According to an insider who has spoken with OpenAI co-founder and CEO Sam Altman and reviewed Microsoft's cost estimates for the project, the total investment could reach up to $100 billion. As early as May 19, 2020, Microsoft officially announced that it had built a supercomputer in Azure cloud services specifically for OpenAI, equipped with 10,000 GPUs and 285,000 CPUs, which was one of the five fastest computers in the world at the time. This played a crucial role in the later development of products like ChatGPT and DALL·E3.
The upcoming Stargate will be even more powerful and faster than the 2020 version, helping OpenAI develop large models to achieve AGI.
Brief Introduction to Stargate According to The Information, the data center project is divided into 5 phases, with Microsoft and OpenAI currently in the middle of phase 3. Phase 4 involves Microsoft building a supercomputer slightly smaller than Stargate, expected to be operational around 2026.
Phase 5 is the Stargate supercomputer, which will be equipped with millions of AI-specific chips and is expected to be operational around 2028. One of the main tasks for phases 4 and 5 is the large-scale procurement of AI chips. The project will cover an area of over 400 acres and require approximately 5 gigawatts of electricity, making it an energy-intensive endeavor. As a result, nuclear power may be utilized for its energy supply.

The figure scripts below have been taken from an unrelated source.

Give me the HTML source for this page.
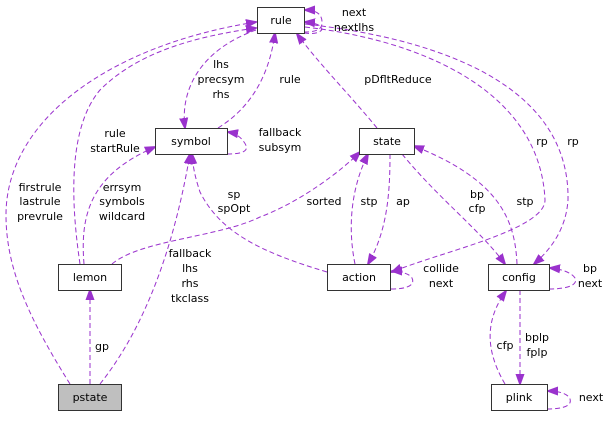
<!DOCTYPE html>
<html><head><meta charset="utf-8"><style>
html,body{margin:0;padding:0;background:#fff;}
svg text{font-family:"DejaVu Sans","Liberation Sans",sans-serif;font-size:11px;fill:#000;}
</style></head><body>
<svg width="609" height="416" viewBox="0 0 609 416" xmlns="http://www.w3.org/2000/svg">
<defs>
<marker id="a" markerWidth="11" markerHeight="10" refX="10" refY="5" orient="auto" markerUnits="userSpaceOnUse">
<path d="M0,1 L11,5 L0,9 Z" fill="#9a32cd" stroke="#9a32cd"/>
</marker>
</defs>
<g fill="none" stroke="#9a32cd" stroke-dasharray="5,3" stroke-width="1" marker-end="url(#a)">
<path d="M70,384 C30,320 6,270 6,215 C6,120 110,45 256,22"/>
<path d="M80,264 C72,210 66,130 100,90 C140,50 200,36 256,28"/>
<path d="M84,264 C80,215 90,175 155,147"/>
<path d="M256,30 C200,50 180,90 185,128"/>
<path d="M218,128 C255,105 270,70 275,33"/>
<path d="M227,154 C245,154 250,150 244,142 C240,136 234,133 228,132"/>
<path d="M304,32 C322,32 322,26 322,22 C322,14 316,10 305,10"/>
<path d="M304,33 C325,36 330,24 305,22"/>
<path d="M377,128 C350,95 320,65 297,34"/>
<path d="M305,27 C420,40 540,90 545,200 C545,230 440,252 392,272"/>
<path d="M305,24 C450,40 570,90 568,200 C566,230 550,250 534,264"/>
<path d="M112,264 C140,240 220,237 260,217 C300,202 340,172 360,152"/>
<path d="M355,264 C348,230 350,190 368,154"/>
<path d="M390,154 C390,190 388,230 368,264"/>
<path d="M402,154 C440,200 480,230 505,264"/>
<path d="M517,264 C515,220 500,180 414,146"/>
<path d="M100,384 C135,340 170,270 190,154"/>
<path d="M327,272 C260,252 220,232 200,192 C195,177 193,167 192,154"/>
<path d="M391,289 C410,289 415,284 412,278 C410,274 400,271 392,271"/>
<path d="M549,289 C570,289 578,284 575,278 C572,273 562,269 550,268"/>
<path d="M520,290 L520,384"/>
<path d="M505,384 C485,350 485,320 506,291"/>
<path d="M547,409 C565,409 572,405 570,399 C568,394 560,391 548,391"/>
<path d="M90,384 L90,290"/>
</g>
<g stroke="#333" stroke-width="1" fill="#fff">
<rect x="257.5" y="7.5" width="47" height="26"/>
<rect x="155.5" y="128.5" width="72" height="26"/>
<rect x="359.5" y="128.5" width="55" height="26"/>
<rect x="58.5" y="264.5" width="63" height="26"/>
<rect x="327.5" y="264.5" width="63" height="26"/>
<rect x="488.5" y="264.5" width="61" height="26"/>
<rect x="58.5" y="384.5" width="63" height="26" fill="#bfbfbf"/>
<rect x="491.5" y="384.5" width="56" height="26"/>
</g>
<g text-anchor="middle">
<text x="281" y="24">rule</text>
<text x="191" y="145">symbol</text>
<text x="387" y="145">state</text>
<text x="90" y="281">lemon</text>
<text x="359" y="281">action</text>
<text x="519" y="281">config</text>
<text x="90" y="401">pstate</text>
<text x="519" y="401">plink</text>
<text x="354" y="16">next</text>
<text x="354" y="31">nextlhs</text>
<text x="221" y="68">lhs</text>
<text x="221" y="83">precsym</text>
<text x="221" y="98">rhs</text>
<text x="290" y="83">rule</text>
<text x="398" y="83">pDfltReduce</text>
<text x="115" y="137">rule</text>
<text x="115" y="152">startRule</text>
<text x="280" y="136">fallback</text>
<text x="280" y="151">subsym</text>
<text x="542" y="145">rp</text>
<text x="573" y="145">rp</text>
<text x="40" y="191">firstrule</text>
<text x="40" y="205">lastrule</text>
<text x="40" y="220">prevrule</text>
<text x="122" y="191">errsym</text>
<text x="122" y="205">symbols</text>
<text x="122" y="220">wildcard</text>
<text x="234" y="198">sp</text>
<text x="234" y="212">spOpt</text>
<text x="324" y="205">sorted</text>
<text x="369" y="205">stp</text>
<text x="403" y="205">ap</text>
<text x="477" y="198">bp</text>
<text x="477" y="212">cfp</text>
<text x="525" y="205">stp</text>
<text x="190" y="257">fallback</text>
<text x="190" y="272">lhs</text>
<text x="190" y="287">rhs</text>
<text x="190" y="302">tkclass</text>
<text x="441" y="272">collide</text>
<text x="441" y="287">next</text>
<text x="590" y="272">bp</text>
<text x="590" y="287">next</text>
<text x="102" y="350">gp</text>
<text x="505" y="349">cfp</text>
<text x="537" y="341">bplp</text>
<text x="537" y="356">fplp</text>
<text x="591" y="401">next</text>
</g>
</svg>
</body></html>
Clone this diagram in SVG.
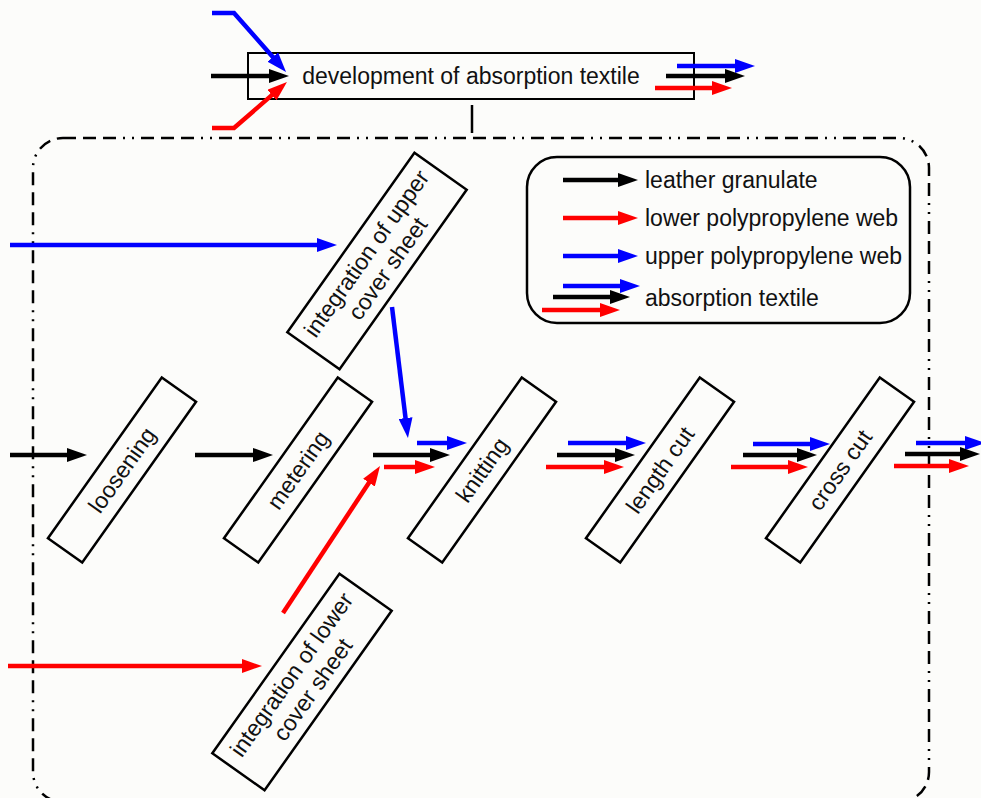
<svg xmlns="http://www.w3.org/2000/svg" width="981" height="798" viewBox="0 0 981 798">
<defs>
<style>
text{font-family:"Liberation Sans",Arial,sans-serif;font-size:23px;fill:#111}
.box{fill:none;stroke:#000;stroke-width:2.5}
.k{stroke:#000;stroke-width:4.5;fill:none}
.r{stroke:#f00;stroke-width:4.5;fill:none}
.b{stroke:#00f;stroke-width:4.5;fill:none}
.k{marker-end:url(#mk)}
.r{marker-end:url(#mr)}
.b{marker-end:url(#mb)}
</style>
<marker id="mk" markerUnits="userSpaceOnUse" markerWidth="20" markerHeight="14" refX="8" refY="7" orient="auto"><path d="M0,0 L20,7 L0,14 z" fill="#000"/></marker>
<marker id="mr" markerUnits="userSpaceOnUse" markerWidth="20" markerHeight="14" refX="8" refY="7" orient="auto"><path d="M0,0 L20,7 L0,14 z" fill="#f00"/></marker>
<marker id="mb" markerUnits="userSpaceOnUse" markerWidth="20" markerHeight="14" refX="8" refY="7" orient="auto"><path d="M0,0 L20,7 L0,14 z" fill="#00f"/></marker>
</defs>
<rect width="981" height="798" fill="#fcfcfa"/>

<g id="boundary">
<rect x="33" y="138" width="896" height="664" rx="30" fill="none" stroke="#000" stroke-width="2.5" stroke-dasharray="13 7 13 7 13 7 2 7 2 7"/>
<line x1="472" y1="105" x2="472" y2="133" stroke="#000" stroke-width="2.5"/>
</g>

<g id="top-node">
<rect x="248" y="53" width="446" height="46" fill="none" stroke="#000" stroke-width="2"/>
<text x="471" y="84" text-anchor="middle">development of absorption textile</text>
</g>

<g id="legend">
<rect x="527" y="157" width="383" height="166" rx="30" fill="none" stroke="#000" stroke-width="2.5"/>
<text x="645" y="188">leather granulate</text>
<text x="645" y="226">lower polypropylene web</text>
<text x="645" y="264">upper polypropylene web</text>
<text x="645" y="306">absorption textile</text>
</g>

<g id="loosening" transform="translate(122,470) rotate(-54.7)">
<rect class="box" x="-98.5" y="-21" width="197" height="42"/>
<text x="0" y="8" text-anchor="middle">loosening</text>
</g>
<g id="metering" transform="translate(298,470) rotate(-54.7)">
<rect class="box" x="-98.5" y="-21" width="197" height="42"/>
<text x="0" y="8" text-anchor="middle">metering</text>
</g>
<g id="knitting" transform="translate(482,470) rotate(-54.7)">
<rect class="box" x="-98.5" y="-21" width="197" height="42"/>
<text x="0" y="8" text-anchor="middle">knitting</text>
</g>
<g id="length-cut" transform="translate(660,470) rotate(-54.7)">
<rect class="box" x="-98.5" y="-21" width="197" height="42"/>
<text x="0" y="8" text-anchor="middle">length cut</text>
</g>
<g id="cross-cut" transform="translate(840,470) rotate(-54.7)">
<rect class="box" x="-98.5" y="-21" width="197" height="42"/>
<text x="0" y="8" text-anchor="middle">cross cut</text>
</g>
<g id="upper-integration" transform="translate(377,261) rotate(-54.7)">
<rect class="box" x="-110" y="-32" width="220" height="64"/>
<text x="0" y="-5" text-anchor="middle">integration of upper</text>
<text x="0" y="21" text-anchor="middle">cover sheet</text>
</g>
<g id="lower-integration" transform="translate(302,682) rotate(-54.7)">
<rect class="box" x="-110" y="-32" width="220" height="64"/>
<text x="0" y="-5" text-anchor="middle">integration of lower</text>
<text x="0" y="21" text-anchor="middle">cover sheet</text>
</g>

<g id="connectors">
<path class="b" d="M212,13 L234,13 L278.1,63"/>
<line class="k" x1="211" y1="76" x2="277" y2="76"/>
<path class="r" d="M212,128 L234,128 L277.9,89.9"/>
<line class="b" x1="677" y1="66" x2="743" y2="66"/>
<line class="k" x1="666" y1="76" x2="733" y2="76"/>
<line class="r" x1="655" y1="88" x2="720" y2="88"/>
<line class="b" x1="10" y1="245" x2="325" y2="245"/>
<line class="b" x1="392" y1="307" x2="406.5" y2="426"/>
<line class="r" x1="8" y1="666" x2="250" y2="666"/>
<line class="r" x1="283" y1="613" x2="373.4" y2="476"/>
<line class="k" x1="10" y1="455" x2="75" y2="455"/>
<line class="k" x1="195" y1="455" x2="261" y2="455"/>
<line class="b" x1="417" y1="443" x2="455" y2="443"/>
<line class="k" x1="373" y1="455" x2="438" y2="455"/>
<line class="r" x1="384" y1="467" x2="423" y2="467"/>
<line class="b" x1="568" y1="443" x2="634" y2="443"/>
<line class="k" x1="557" y1="455" x2="623" y2="455"/>
<line class="r" x1="546" y1="467" x2="612" y2="467"/>
<line class="b" x1="753" y1="444" x2="818" y2="444"/>
<line class="k" x1="743" y1="455" x2="805" y2="455"/>
<line class="r" x1="731" y1="467" x2="796" y2="467"/>
<line class="b" x1="916" y1="443" x2="973" y2="443"/>
<line class="k" x1="905" y1="454" x2="968" y2="454"/>
<line class="r" x1="894" y1="466" x2="957" y2="466"/>
<line class="k" x1="563" y1="180" x2="626" y2="180"/>
<line class="r" x1="563" y1="218" x2="626" y2="218"/>
<line class="b" x1="563" y1="256" x2="626" y2="256"/>
<line class="b" x1="563" y1="286" x2="628" y2="286"/>
<line class="k" x1="553" y1="297" x2="618" y2="297"/>
<line class="r" x1="542" y1="310" x2="608" y2="310"/>
</g>
</svg>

The investment in this project is about 100 times that of most advanced data centers. The primary reason for Microsoft's substantial expenditure is that OpenAI has been constrained by computing power limitations, preventing it from fully unleashing its product and innovation capabilities.
For instance, in 2023, OpenAI had planned to launch an AI product called "Arrakis," but abandoned the plan due to AI computing power constraints. Microsoft once built a dedicated supercomputer for OpenAI
Spending $100 billion to build a super data center was not an impulsive move by Microsoft, but a proven strategy they had successfully executed before. At the "Build" developer conference in May 2020, Microsoft announced it had built a dedicated supercomputer for OpenAI within its Azure cloud services. This system was equipped with 10,000 GPUs and 285,000 CPUs, with each GPU server featuring a network speed of 400GB per second, specifically designed for training AI models.
It's fair to say that without the assistance of this supercomputer, the globally sensational ChatGPT might not have come into existence.
Microsoft's current investment is 100 times larger than the 2020 version, primarily because OpenAI's technology is rapidly evolving, including the development of groundbreaking text-to-video models like Sora. Compared to ChatGPT's text, video models require higher computational power and face greater processing difficulties during pre-training and fine-tuning. This is because video data consists of high-dimensional information including width, height, time, and color channels.
Therefore, more complex data preprocessing steps are needed, such as video decoding, frame extraction, frame resampling, and size adjustment. In contrast, text data is relatively low-dimensional, primarily dealing with sequence data processing including tokenization, tagging, and word embedding.
In terms of computational power, due to the high-dimensional nature of video data, video models require significantly more AI computing resources during both training and inference than text models. Video processing typically needs to capture temporal changes while maintaining spatial details, which demands substantial AI computing power support. OpenAI's Chief Technology Officer Mira Murati stated that generating a 20-second 720P video with Sora takes approximately several minutes.
If 100,000 people simultaneously use Sora to generate different types of videos, the AI computing power consumed would be astronomical.
Thus, AI computing power, like data, has become the water, electricity, and coal infrastructure of the generative AI field. Any product's technological innovation and iteration depend on it.